Fire, Ice, and Summer Bronze is the third work of mine inspired after works by the Abstract Expressionist artist Helen Frankenthaler, in this case two works on paper, "Fire and Ice" and "Summer Bronze". The first movement of this brass quintet is in two sections. "Fire" represents restless and contradictory feelings. The second section, "Ice", played entirely with mutes, represents serene but inconclusive feelings. The second movement, "Summer Bronze", represents repose. Throughout the piece, the French horn serves as a musical catalyst, cajoling the two trumpets, trombone, and bass trombone into spirited commentary and reflection upon six pitches that unify the work, D-sharp, E, G, C, B, and D-natural.
Autumn Rhythm is inspired by Jackson Pollock's monumental canvas of the same title that hangs in the Metropolitan Museum of Art in New York City. Pollock's pioneering work – along with the creations of other Abstract Expressionists – made a big impression on me during my formative creative years in New York. I wanted to capture in this woodwind quintet the mystery as well as the loose dancing energy of Pollock's famous "drip" painting. Autumn Rhythm is also a tribute to my first composition teacher, Alfred Reed, who died just as I was beginning work on the piece. It occurred to me that a work for winds inspired by a season in which many of nature's living elements recede to the earth would be an appropriate tribute to him. The first section of Autumn Rhythm – Moderato – introduces the principal musical elements of the entire composition. From a hushed texture, the five players intone the intervals of a minor second, minor third, perfect fifth, and a minor seventh. These intervals and their inversions are developed in various melodic and harmonic combinations throughout a fast and energetic middle section – Allegro – and a ruminative closing section – Larghetto. An unusual aspect of this composition is that in its final section the flute, oboe, and clarinet metamorphose into their lower – perhaps autumnal – counterparts, the alto flute, English horn, and bass clarinet.
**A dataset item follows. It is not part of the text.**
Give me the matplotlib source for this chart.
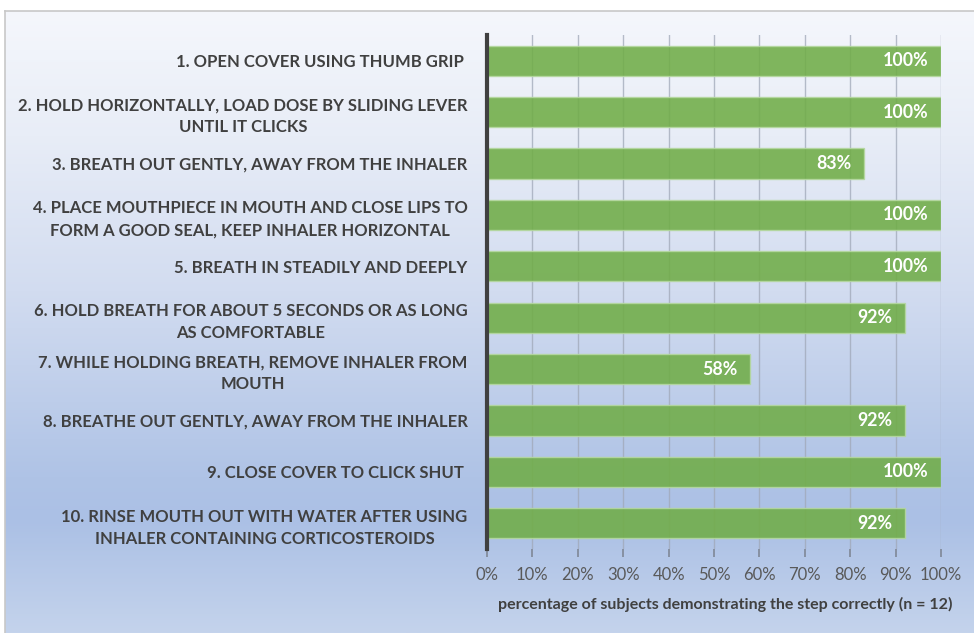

During the 2003 recording sessions with the LSO, I met Timothy Jones, principal horn of the orchestra. I have always loved the French horn, and Tim's virtuosic playing inspired me. I decided then and there that I had to write a concerto for him, and he agreed. Canticle to the Sun takes its creative impulse from a tune in the Geistliche Kirchengesang, dated 1623. The tune is built on a single musical motif of four notes and is extended by sequences and inversions. Ralph Vaughan Williams harmonized the tune in 1906. The hymn sung by churchgoers today is based upon the text Canticle to the Sun, written by St Francis of Assisi, ca. 1225, and reflects St Francis's pantheistic love of nature. The text was translated and adapted for hymn singing by William H. Draper in 1925. The first stanza calls on the sun:
Canticle to the Sun places the French horn soloist in the role of a celebrant, leading the orchestra in a vibrant affirmation of melody, color, and texture. The work emerges from a sparkling string texture with the French horn weaving a lyrical strand of melody based upon the hymn tune. The work subsequently takes the form of a single-movement tapestry of fantasy variations based upon the simple triadic intervals and scale fragments of the hymn tune.